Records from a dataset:
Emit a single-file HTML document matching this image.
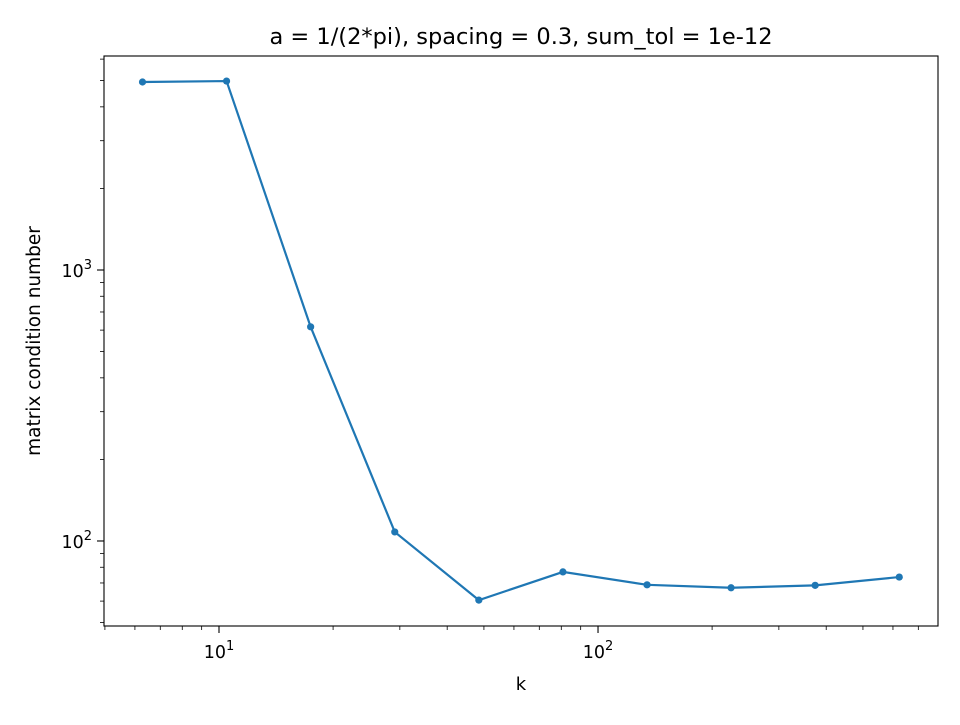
<!DOCTYPE html>
<html><head><meta charset="utf-8"><style>
body{margin:0;background:#fff;font-family:"Liberation Sans","DejaVu Sans",sans-serif}
text{font-family:"DejaVu Sans","Liberation Sans",sans-serif;fill:#000}
</style></head><body>
<svg id="chart" width="960" height="720" xmlns="http://www.w3.org/2000/svg">
<rect width="960" height="720" fill="#fff"/>
<g id="ticks"></g>
<path id="series-line" fill="none" stroke="#1f77b4" stroke-width="2.2"/>
<g id="points"></g>
<rect x="104" y="56" width="834" height="570" fill="none" stroke="#000" stroke-width="1.1"/>
<text x="521" y="44" font-size="22.5" text-anchor="middle">a = 1/(2*pi), spacing = 0.3, sum_tol = 1e-12</text>
<text x="521" y="690" font-size="18" text-anchor="middle">k</text>
<text transform="translate(40,341) rotate(-90)" font-size="18.5" text-anchor="middle">matrix condition number</text>
</svg>
<script>
const kValues=[6.283,10.47,17.45,29.09,48.48,80.80,134.7,224.4,374.0,623.4];
const condValues=[4940,4980,617,108,60.5,76.9,68.9,67.2,68.6,73.6];
const xMajorTicks=[10,100];
const yMajorTicks=[100,1000];
const X0=104,X1=938,Y0=626,Y1=56;
const xLmin=0.6966,xLmax=2.897,yLmin=1.6863,yLmax=3.7897;
function xs(v){return X0+(Math.log10(v)-xLmin)/(xLmax-xLmin)*(X1-X0);}
function ys(v){return Y0-(Math.log10(v)-yLmin)/(yLmax-yLmin)*(Y0-Y1);}
const NS="http://www.w3.org/2000/svg";
const tg=document.getElementById('ticks');
function el(t,a,p){const e=document.createElementNS(NS,t);for(const k in a)e.setAttribute(k,a[k]);(p||tg).appendChild(e);return e;}
for(let d=0;d<=3;d++)for(let m=1;m<10;m++){const v=m*Math.pow(10,d);const px=xs(v);if(px<X0-0.5||px>X1+0.5)continue;
const major=m===1;const l=el('line',{x1:px,x2:px,y1:Y0,y2:Y0+(major?7:4),stroke:'#000','stroke-width':major?1.1:0.8});

}
xMajorTicks.forEach(v=>{const t=el('text',{x:xs(v),y:Y0+32,'font-size':'17.5','text-anchor':'middle'});


t.innerHTML='10<tspan dy="-8" font-size="13">'+Math.round(Math.log10(v))+'</tspan>';});
for(let d=1;d<=3;d++)for(let m=1;m<10;m++){const v=m*Math.pow(10,d);const py=ys(v);if(py<Y1-0.5||py>Y0+0.5)continue;
const major=m===1;const l=el('line',{x1:X0-(major?7:4),x2:X0,y1:py,y2:py,stroke:'#000','stroke-width':major?1.1:0.8});

}
yMajorTicks.forEach(v=>{const t=el('text',{x:X0-12,y:ys(v)+7,'font-size':'17.5','text-anchor':'end'});


t.innerHTML='10<tspan dy="-8" font-size="13">'+Math.round(Math.log10(v))+'</tspan>';});
document.getElementById('series-line').setAttribute('d',kValues.map((k,i)=>(i?'L':'M')+xs(k)+','+ys(condValues[i])).join(''));
const pg=document.getElementById('points');
kValues.forEach((k,i)=>{const c=el('circle',{cx:xs(k),cy:ys(condValues[i]),r:3.6,fill:'#1f77b4'},pg);

});
</script>
</body></html>
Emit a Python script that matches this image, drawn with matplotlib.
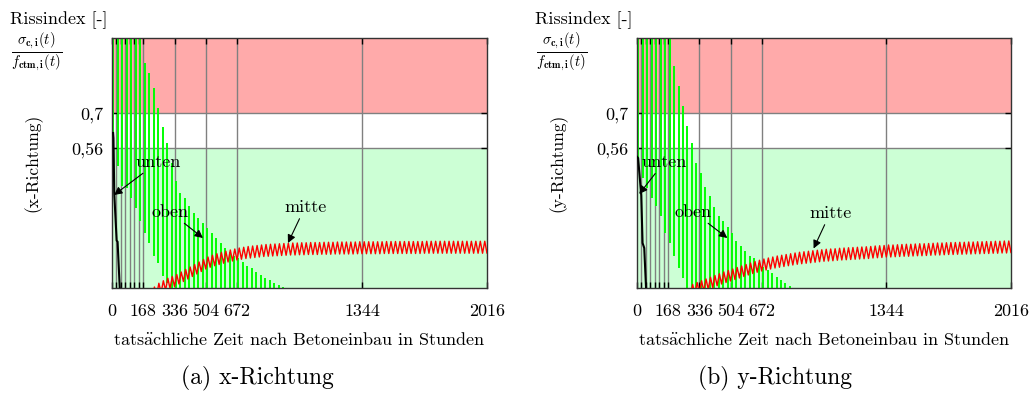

TASK STATEMENT:
Give the material again exactly as it is, but keep the pictures out.

EXPECTED ANSWER:
Emit a single-file HTML document matching this image.
<!DOCTYPE html>
<html><head><meta charset="utf-8"><style>
body{margin:0;background:#fff;font-family:"Liberation Sans","DejaVu Sans",sans-serif}
text{font-family:"DejaVu Sans","Liberation Sans",sans-serif;fill:#000}
</style></head><body>
<svg id="chart" width="960" height="720" xmlns="http://www.w3.org/2000/svg">
<rect width="960" height="720" fill="#fff"/>
<g id="ticks"></g>
<path id="series-line" fill="none" stroke="#1f77b4" stroke-width="2.2"/>
<g id="points"></g>
<rect x="104" y="56" width="834" height="570" fill="none" stroke="#000" stroke-width="1.1"/>
<text x="521" y="44" font-size="22.5" text-anchor="middle">a = 1/(2*pi), spacing = 0.3, sum_tol = 1e-12</text>
<text x="521" y="690" font-size="18" text-anchor="middle">k</text>
<text transform="translate(40,341) rotate(-90)" font-size="18.5" text-anchor="middle">matrix condition number</text>
</svg>
<script>
const kValues=[6.283,10.47,17.45,29.09,48.48,80.80,134.7,224.4,374.0,623.4];
const condValues=[4940,4980,617,108,60.5,76.9,68.9,67.2,68.6,73.6];
const xMajorTicks=[10,100];
const yMajorTicks=[100,1000];
const X0=104,X1=938,Y0=626,Y1=56;
const xLmin=0.6966,xLmax=2.897,yLmin=1.6863,yLmax=3.7897;
function xs(v){return X0+(Math.log10(v)-xLmin)/(xLmax-xLmin)*(X1-X0);}
function ys(v){return Y0-(Math.log10(v)-yLmin)/(yLmax-yLmin)*(Y0-Y1);}
const NS="http://www.w3.org/2000/svg";
const tg=document.getElementById('ticks');
function el(t,a,p){const e=document.createElementNS(NS,t);for(const k in a)e.setAttribute(k,a[k]);(p||tg).appendChild(e);return e;}
for(let d=0;d<=3;d++)for(let m=1;m<10;m++){const v=m*Math.pow(10,d);const px=xs(v);if(px<X0-0.5||px>X1+0.5)continue;
const major=m===1;const l=el('line',{x1:px,x2:px,y1:Y0,y2:Y0+(major?7:4),stroke:'#000','stroke-width':major?1.1:0.8});

}
xMajorTicks.forEach(v=>{const t=el('text',{x:xs(v),y:Y0+32,'font-size':'17.5','text-anchor':'middle'});


t.innerHTML='10<tspan dy="-8" font-size="13">'+Math.round(Math.log10(v))+'</tspan>';});
for(let d=1;d<=3;d++)for(let m=1;m<10;m++){const v=m*Math.pow(10,d);const py=ys(v);if(py<Y1-0.5||py>Y0+0.5)continue;
const major=m===1;const l=el('line',{x1:X0-(major?7:4),x2:X0,y1:py,y2:py,stroke:'#000','stroke-width':major?1.1:0.8});

}
yMajorTicks.forEach(v=>{const t=el('text',{x:X0-12,y:ys(v)+7,'font-size':'17.5','text-anchor':'end'});


t.innerHTML='10<tspan dy="-8" font-size="13">'+Math.round(Math.log10(v))+'</tspan>';});
document.getElementById('series-line').setAttribute('d',kValues.map((k,i)=>(i?'L':'M')+xs(k)+','+ys(condValues[i])).join(''));
const pg=document.getElementById('points');
kValues.forEach((k,i)=>{const c=el('circle',{cx:xs(k),cy:ys(condValues[i]),r:3.6,fill:'#1f77b4'},pg);

});
</script>
</body></html>
Emit a Python script that matches this image, drawn with matplotlib.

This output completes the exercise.